Stated exercise
Print the full listing exactly.

Data section
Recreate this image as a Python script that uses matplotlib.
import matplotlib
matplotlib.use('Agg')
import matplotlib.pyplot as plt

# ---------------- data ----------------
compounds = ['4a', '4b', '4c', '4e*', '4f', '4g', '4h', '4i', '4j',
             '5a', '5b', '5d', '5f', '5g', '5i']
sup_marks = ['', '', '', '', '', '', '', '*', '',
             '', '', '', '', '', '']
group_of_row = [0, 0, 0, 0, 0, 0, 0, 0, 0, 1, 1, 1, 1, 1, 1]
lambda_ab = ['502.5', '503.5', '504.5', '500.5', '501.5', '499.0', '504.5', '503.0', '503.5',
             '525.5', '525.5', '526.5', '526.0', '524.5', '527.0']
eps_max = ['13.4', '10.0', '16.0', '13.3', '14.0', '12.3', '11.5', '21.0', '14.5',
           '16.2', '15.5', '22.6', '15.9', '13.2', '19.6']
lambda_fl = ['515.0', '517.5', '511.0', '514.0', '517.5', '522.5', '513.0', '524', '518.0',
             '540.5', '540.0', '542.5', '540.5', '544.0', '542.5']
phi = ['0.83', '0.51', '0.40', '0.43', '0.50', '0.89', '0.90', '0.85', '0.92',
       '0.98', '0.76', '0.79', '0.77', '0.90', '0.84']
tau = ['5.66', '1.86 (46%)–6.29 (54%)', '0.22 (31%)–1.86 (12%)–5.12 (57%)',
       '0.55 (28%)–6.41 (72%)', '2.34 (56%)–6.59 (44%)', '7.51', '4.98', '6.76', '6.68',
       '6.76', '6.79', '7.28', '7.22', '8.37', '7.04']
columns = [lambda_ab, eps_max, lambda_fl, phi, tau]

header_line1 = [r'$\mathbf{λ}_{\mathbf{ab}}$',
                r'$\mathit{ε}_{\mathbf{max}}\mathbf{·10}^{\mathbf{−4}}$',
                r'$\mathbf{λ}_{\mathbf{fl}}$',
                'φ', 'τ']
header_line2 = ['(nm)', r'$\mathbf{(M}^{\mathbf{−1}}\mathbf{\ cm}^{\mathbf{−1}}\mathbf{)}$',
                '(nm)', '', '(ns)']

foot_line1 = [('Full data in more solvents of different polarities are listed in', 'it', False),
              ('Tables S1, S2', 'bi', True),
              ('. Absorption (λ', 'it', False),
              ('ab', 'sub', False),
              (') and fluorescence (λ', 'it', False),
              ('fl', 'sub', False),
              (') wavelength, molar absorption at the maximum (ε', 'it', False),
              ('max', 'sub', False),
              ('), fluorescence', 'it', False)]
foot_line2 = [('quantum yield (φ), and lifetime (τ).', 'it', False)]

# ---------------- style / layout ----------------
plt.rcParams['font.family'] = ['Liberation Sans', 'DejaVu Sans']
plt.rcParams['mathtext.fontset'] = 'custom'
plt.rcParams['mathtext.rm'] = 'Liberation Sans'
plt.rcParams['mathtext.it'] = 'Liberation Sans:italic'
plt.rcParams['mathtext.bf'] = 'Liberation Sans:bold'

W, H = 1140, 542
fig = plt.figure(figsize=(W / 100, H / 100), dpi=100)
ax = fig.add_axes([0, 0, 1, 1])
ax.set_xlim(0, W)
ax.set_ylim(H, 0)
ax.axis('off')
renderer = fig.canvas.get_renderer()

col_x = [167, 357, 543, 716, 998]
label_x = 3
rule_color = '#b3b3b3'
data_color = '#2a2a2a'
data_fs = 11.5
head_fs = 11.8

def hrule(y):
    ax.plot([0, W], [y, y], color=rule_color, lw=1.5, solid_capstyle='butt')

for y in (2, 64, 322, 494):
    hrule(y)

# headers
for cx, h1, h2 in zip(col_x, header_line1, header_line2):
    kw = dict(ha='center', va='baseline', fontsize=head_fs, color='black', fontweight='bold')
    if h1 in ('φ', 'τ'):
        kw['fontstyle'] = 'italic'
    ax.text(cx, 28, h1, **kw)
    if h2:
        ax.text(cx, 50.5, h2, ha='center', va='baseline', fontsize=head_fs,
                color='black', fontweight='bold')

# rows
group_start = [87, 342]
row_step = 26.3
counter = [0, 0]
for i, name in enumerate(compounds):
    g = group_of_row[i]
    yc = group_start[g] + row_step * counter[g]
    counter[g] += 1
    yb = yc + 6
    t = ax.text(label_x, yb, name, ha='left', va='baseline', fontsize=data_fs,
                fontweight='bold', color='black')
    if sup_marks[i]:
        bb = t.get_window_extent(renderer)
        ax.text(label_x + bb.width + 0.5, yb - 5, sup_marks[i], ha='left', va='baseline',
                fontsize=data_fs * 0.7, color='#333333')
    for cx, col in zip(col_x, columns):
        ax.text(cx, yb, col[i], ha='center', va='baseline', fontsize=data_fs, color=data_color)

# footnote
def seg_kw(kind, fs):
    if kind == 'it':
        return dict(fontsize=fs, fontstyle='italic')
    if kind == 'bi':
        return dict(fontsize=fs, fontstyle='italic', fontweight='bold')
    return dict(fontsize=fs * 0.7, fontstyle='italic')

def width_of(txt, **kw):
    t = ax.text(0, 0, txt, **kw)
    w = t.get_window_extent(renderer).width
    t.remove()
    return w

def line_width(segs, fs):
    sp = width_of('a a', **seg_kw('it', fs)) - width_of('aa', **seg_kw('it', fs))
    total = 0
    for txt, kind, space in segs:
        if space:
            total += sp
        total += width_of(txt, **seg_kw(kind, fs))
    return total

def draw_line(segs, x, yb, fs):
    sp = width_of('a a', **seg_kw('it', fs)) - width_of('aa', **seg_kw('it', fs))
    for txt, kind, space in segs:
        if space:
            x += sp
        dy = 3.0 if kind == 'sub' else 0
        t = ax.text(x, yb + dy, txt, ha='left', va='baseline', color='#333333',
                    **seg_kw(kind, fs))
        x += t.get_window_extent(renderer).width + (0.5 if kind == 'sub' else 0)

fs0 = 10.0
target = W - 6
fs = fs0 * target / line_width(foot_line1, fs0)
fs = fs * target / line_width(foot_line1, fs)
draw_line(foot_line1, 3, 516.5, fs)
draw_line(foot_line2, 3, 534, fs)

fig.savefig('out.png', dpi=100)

Solution for this exercise
Recreate this image as a Python script that uses matplotlib.
import matplotlib
matplotlib.use('Agg')
import matplotlib.pyplot as plt

# ---------------- data ----------------
compounds = ['4a', '4b', '4c', '4e*', '4f', '4g', '4h', '4i', '4j',
             '5a', '5b', '5d', '5f', '5g', '5i']
sup_marks = ['', '', '', '', '', '', '', '*', '',
             '', '', '', '', '', '']
group_of_row = [0, 0, 0, 0, 0, 0, 0, 0, 0, 1, 1, 1, 1, 1, 1]
lambda_ab = ['502.5', '503.5', '504.5', '500.5', '501.5', '499.0', '504.5', '503.0', '503.5',
             '525.5', '525.5', '526.5', '526.0', '524.5', '527.0']
eps_max = ['13.4', '10.0', '16.0', '13.3', '14.0', '12.3', '11.5', '21.0', '14.5',
           '16.2', '15.5', '22.6', '15.9', '13.2', '19.6']
lambda_fl = ['515.0', '517.5', '511.0', '514.0', '517.5', '522.5', '513.0', '524', '518.0',
             '540.5', '540.0', '542.5', '540.5', '544.0', '542.5']
phi = ['0.83', '0.51', '0.40', '0.43', '0.50', '0.89', '0.90', '0.85', '0.92',
       '0.98', '0.76', '0.79', '0.77', '0.90', '0.84']
tau = ['5.66', '1.86 (46%)–6.29 (54%)', '0.22 (31%)–1.86 (12%)–5.12 (57%)',
       '0.55 (28%)–6.41 (72%)', '2.34 (56%)–6.59 (44%)', '7.51', '4.98', '6.76', '6.68',
       '6.76', '6.79', '7.28', '7.22', '8.37', '7.04']
columns = [lambda_ab, eps_max, lambda_fl, phi, tau]

header_line1 = [r'$\mathbf{λ}_{\mathbf{ab}}$',
                r'$\mathit{ε}_{\mathbf{max}}\mathbf{·10}^{\mathbf{−4}}$',
                r'$\mathbf{λ}_{\mathbf{fl}}$',
                'φ', 'τ']
header_line2 = ['(nm)', r'$\mathbf{(M}^{\mathbf{−1}}\mathbf{\ cm}^{\mathbf{−1}}\mathbf{)}$',
                '(nm)', '', '(ns)']

foot_line1 = [('Full data in more solvents of different polarities are listed in', 'it', False),
              ('Tables S1, S2', 'bi', True),
              ('. Absorption (λ', 'it', False),
              ('ab', 'sub', False),
              (') and fluorescence (λ', 'it', False),
              ('fl', 'sub', False),
              (') wavelength, molar absorption at the maximum (ε', 'it', False),
              ('max', 'sub', False),
              ('), fluorescence', 'it', False)]
foot_line2 = [('quantum yield (φ), and lifetime (τ).', 'it', False)]

# ---------------- style / layout ----------------
plt.rcParams['font.family'] = ['Liberation Sans', 'DejaVu Sans']
plt.rcParams['mathtext.fontset'] = 'custom'
plt.rcParams['mathtext.rm'] = 'Liberation Sans'
plt.rcParams['mathtext.it'] = 'Liberation Sans:italic'
plt.rcParams['mathtext.bf'] = 'Liberation Sans:bold'

W, H = 1140, 542
fig = plt.figure(figsize=(W / 100, H / 100), dpi=100)
ax = fig.add_axes([0, 0, 1, 1])
ax.set_xlim(0, W)
ax.set_ylim(H, 0)
ax.axis('off')
renderer = fig.canvas.get_renderer()

col_x = [167, 357, 543, 716, 998]
label_x = 3
rule_color = '#b3b3b3'
data_color = '#2a2a2a'
data_fs = 11.5
head_fs = 11.8

def hrule(y):
    ax.plot([0, W], [y, y], color=rule_color, lw=1.5, solid_capstyle='butt')

for y in (2, 64, 322, 494):
    hrule(y)

# headers
for cx, h1, h2 in zip(col_x, header_line1, header_line2):
    kw = dict(ha='center', va='baseline', fontsize=head_fs, color='black', fontweight='bold')
    if h1 in ('φ', 'τ'):
        kw['fontstyle'] = 'italic'
    ax.text(cx, 28, h1, **kw)
    if h2:
        ax.text(cx, 50.5, h2, ha='center', va='baseline', fontsize=head_fs,
                color='black', fontweight='bold')

# rows
group_start = [87, 342]
row_step = 26.3
counter = [0, 0]
for i, name in enumerate(compounds):
    g = group_of_row[i]
    yc = group_start[g] + row_step * counter[g]
    counter[g] += 1
    yb = yc + 6
    t = ax.text(label_x, yb, name, ha='left', va='baseline', fontsize=data_fs,
                fontweight='bold', color='black')
    if sup_marks[i]:
        bb = t.get_window_extent(renderer)
        ax.text(label_x + bb.width + 0.5, yb - 5, sup_marks[i], ha='left', va='baseline',
                fontsize=data_fs * 0.7, color='#333333')
    for cx, col in zip(col_x, columns):
        ax.text(cx, yb, col[i], ha='center', va='baseline', fontsize=data_fs, color=data_color)

# footnote
def seg_kw(kind, fs):
    if kind == 'it':
        return dict(fontsize=fs, fontstyle='italic')
    if kind == 'bi':
        return dict(fontsize=fs, fontstyle='italic', fontweight='bold')
    return dict(fontsize=fs * 0.7, fontstyle='italic')

def width_of(txt, **kw):
    t = ax.text(0, 0, txt, **kw)
    w = t.get_window_extent(renderer).width
    t.remove()
    return w

def line_width(segs, fs):
    sp = width_of('a a', **seg_kw('it', fs)) - width_of('aa', **seg_kw('it', fs))
    total = 0
    for txt, kind, space in segs:
        if space:
            total += sp
        total += width_of(txt, **seg_kw(kind, fs))
    return total

def draw_line(segs, x, yb, fs):
    sp = width_of('a a', **seg_kw('it', fs)) - width_of('aa', **seg_kw('it', fs))
    for txt, kind, space in segs:
        if space:
            x += sp
        dy = 3.0 if kind == 'sub' else 0
        t = ax.text(x, yb + dy, txt, ha='left', va='baseline', color='#333333',
                    **seg_kw(kind, fs))
        x += t.get_window_extent(renderer).width + (0.5 if kind == 'sub' else 0)

fs0 = 10.0
target = W - 6
fs = fs0 * target / line_width(foot_line1, fs0)
fs = fs * target / line_width(foot_line1, fs)
draw_line(foot_line1, 3, 516.5, fs)
draw_line(foot_line2, 3, 534, fs)

fig.savefig('out.png', dpi=100)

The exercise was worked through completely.